CoWoS capacity has been growing, but demand has outrun it. TSMC plans to roughly triple its CoWoS output by the end of 2026 (TrendForce), but that means new cleanrooms, specialised tooling, and workers with skills that are hard to find. Building out advanced packaging capacity reportedly takes somewhere in the range of 18-24 months, which means the capacity coming online now was committed back in early 2025.

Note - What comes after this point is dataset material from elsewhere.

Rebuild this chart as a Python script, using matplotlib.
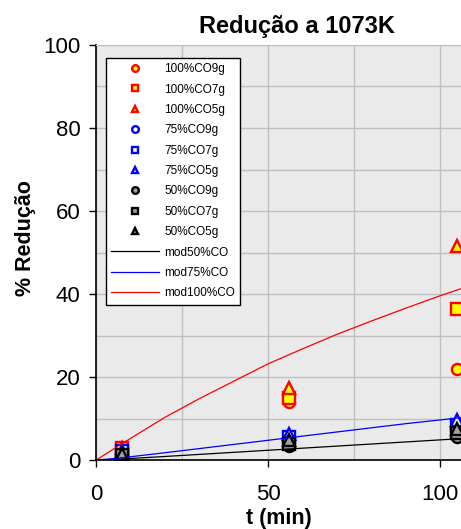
import matplotlib
matplotlib.use('Agg')
import matplotlib.pyplot as plt

plt.rcParams['font.family'] = ['Liberation Sans', 'DejaVu Sans']

# experimental times (min)
t_exp = [7.6, 56, 105]

# % reduction
r100_9g = [3.0, 14.0, 22.0]
r100_7g = [3.0, 15.0, 36.5]
r100_5g = [3.0, 17.5, 51.5]
r75_9g = [2.2, 5.0, 8.0]
r75_7g = [2.2, 5.5, 8.5]
r75_5g = [2.2, 6.3, 9.8]
r50_9g = [1.2, 3.5, 5.5]
r50_7g = [1.3, 4.0, 6.5]
r50_5g = [1.5, 4.8, 7.5]

# model curves
t_mod = [0, 7.6, 20, 30, 40, 50, 60, 70, 80, 90, 100, 110]
mod50 = [0, 0.3, 0.9, 1.4, 1.9, 2.4, 2.9, 3.4, 3.9, 4.4, 4.9, 5.4]
mod75 = [0, 0.6, 1.8, 2.8, 3.8, 4.8, 5.8, 6.8, 7.8, 8.8, 9.7, 10.6]
mod100 = [0, 4.0, 10.3, 14.8, 19.0, 23.2, 26.8, 30.3, 33.5, 36.6, 39.6, 42.4]

fig = plt.figure(figsize=(4.61, 5.29), dpi=100)
ax = fig.add_axes([0.208, 0.130, 0.792, 0.785])
ax.set_facecolor('#eaeaea')

ms = 8
mew = 1.7
ax.plot(t_exp, r100_9g, 'o', ls='none', mec='red', mfc='yellow', ms=ms, mew=mew, label='100%CO9g')
ax.plot(t_exp, r100_7g, 's', ls='none', mec='red', mfc='yellow', ms=ms, mew=mew, label='100%CO7g')
ax.plot(t_exp, r100_5g, '^', ls='none', mec='red', mfc='yellow', ms=ms, mew=mew, label='100%CO5g')
ax.plot(t_exp, r75_9g, 'o', ls='none', mec='blue', mfc='white', ms=ms, mew=mew, label='75%CO9g')
ax.plot(t_exp, r75_7g, 's', ls='none', mec='blue', mfc='white', ms=ms, mew=mew, label='75%CO7g')
ax.plot(t_exp, r75_5g, '^', ls='none', mec='blue', mfc='white', ms=ms, mew=mew, label='75%CO5g')
ax.plot(t_exp, r50_9g, 'o', ls='none', mec='black', mfc='#a0a0a0', ms=ms, mew=mew, label='50%CO9g')
ax.plot(t_exp, r50_7g, 's', ls='none', mec='black', mfc='#a0a0a0', ms=ms, mew=mew, label='50%CO7g')
ax.plot(t_exp, r50_5g, '^', ls='none', mec='black', mfc='#a0a0a0', ms=ms, mew=mew, label='50%CO5g')
ax.plot(t_mod, mod50, color='black', lw=0.9, label='mod50%CO')
ax.plot(t_mod, mod75, color='blue', lw=0.9, label='mod75%CO')
ax.plot(t_mod, mod100, color='red', lw=0.9, label='mod100%CO')

ax.set_xlim(0, 106.1)
ax.set_ylim(0, 100)
ax.set_xticks([0, 50, 100])
ax.set_yticks([0, 20, 40, 60, 80, 100])
ax.set_xticks([25, 75], minor=True)
ax.set_yticks(range(10, 100, 20), minor=True)
ax.tick_params(which='minor', length=0)
ax.tick_params(which='major', direction='out', length=5, width=1, labelsize=16)
ax.tick_params(axis='x', pad=12)
ax.tick_params(axis='y', pad=6)
ax.grid(True, which='both', color='#c0c0c0', lw=1)
ax.set_axisbelow(True)

ax.spines['right'].set_visible(False)
ax.spines['top'].set_color('#c0c0c0')
ax.spines['left'].set_linewidth(1.2)
ax.spines['bottom'].set_linewidth(1.2)

fig.text(297 / 461, 1 - 27 / 529, 'Redução a 1073K', fontsize=17, fontweight='bold',
         ha='center', va='center')
ax.set_xlabel('t (min)', fontsize=15.5, fontweight='bold', labelpad=2)
ax.set_ylabel('% Redução', fontsize=15.5, fontweight='bold')
ax.yaxis.set_label_coords(-0.165, 0.535)

leg = ax.legend(loc='upper left', bbox_to_anchor=(0.027, 0.969), fontsize=8.5,
                markerscale=0.6, handlelength=4.1, handletextpad=0.4,
                labelspacing=0.71, borderpad=0.45, fancybox=False,
                framealpha=1, edgecolor='black', borderaxespad=0)
leg.get_frame().set_linewidth(1)

fig.savefig('out.png', dpi=100)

NVIDIA has tried to route around the problem with variants built on different packaging. The B200A, reportedly unveiled in 2024 and aimed at OEM customers, uses a simpler packaging approach (CoWoS-S rather than CoWoS-L) that trades some interconnect bandwidth for better availability (TrendForce). It isn't a stand-in for the full B200 in the largest clusters, though, where interconnect bandwidth is what sets the ceiling on performance.

Impact on AI Development
The shortage ripples outward. The big labs, names like OpenAI, Google, Anthropic and Meta, have locked in long-term supply deals that give them first call on limited production. Major buyers including Microsoft, Google, Meta and Amazon are documented placing multi-billion-dollar forward orders that soak up most of the allocation (Spheron). The reported prepayment-and-volume structure of those deals is something smaller players simply can't match.
So you get a two-tier market. Well-funded labs keep scaling their training runs, just with longer waits for new clusters. Smaller labs, startups, and academic researchers face 9-12 month waits for meaningful GPU allocations, data-centre GPU lead times have been reported at 36 to 52 weeks (Inworld), which pushes them onto cloud providers where spot availability is patchy and reserved instances mean long-term contracts.
Chinese labs have reportedly been squeezed by both the packaging shortage and US export controls. The most capable Blackwell parts remain restricted from sale to China; the chip that's actually been cleared for export is the Hopper H200, under tight conditions and a surcharge, while a China-specific Blackwell variant is reportedly still in the works (Tom's Hardware).
The Cost Impact
Scarcity shows up in the price. Cloud providers have reportedly raised prices on Blackwell-based instances, figures around 20-35% above initial announcements have circulated, though that specific range isn't pinned to a confirmed source, citing "market conditions." On the secondary market, individual B200 GPUs are rumoured to have changed hands at premiums of 200-300% over list, an unconfirmed figure, though NVIDIA has tried to curb resale through contract terms.
For enterprises building their own AI infrastructure, the climb is real. By way of illustration, a training cluster that might have run about $10 million in early 2025 could now cost in the $14-16 million range for equivalent Blackwell capacity, an indicative example rather than a sourced figure. That kind of pressure is steering teams toward other options: distilling models to cut training compute, quantisation and pruning to fit models on smaller hardware, and software tuning to wring more throughput out of the GPUs they already own.
When Will Relief Come?
TSMC has guided that CoWoS capacity will roughly triple by the end of 2026, with the biggest jumps in the back half of the year (TrendForce). NVIDIA has signalled it expects supply and demand to come into better balance in "late 2026," without getting more specific.
A few things could speed that up or slow it down. On the upside, some of TSMC's expansion is reportedly running ahead of schedule, and NVIDIA's packaging diversification is starting to pay off. On the downside, any fresh surge in demand, a major new model, or a jump in agentic AI that eats more inference compute, could swallow the new capacity as fast as it arrives.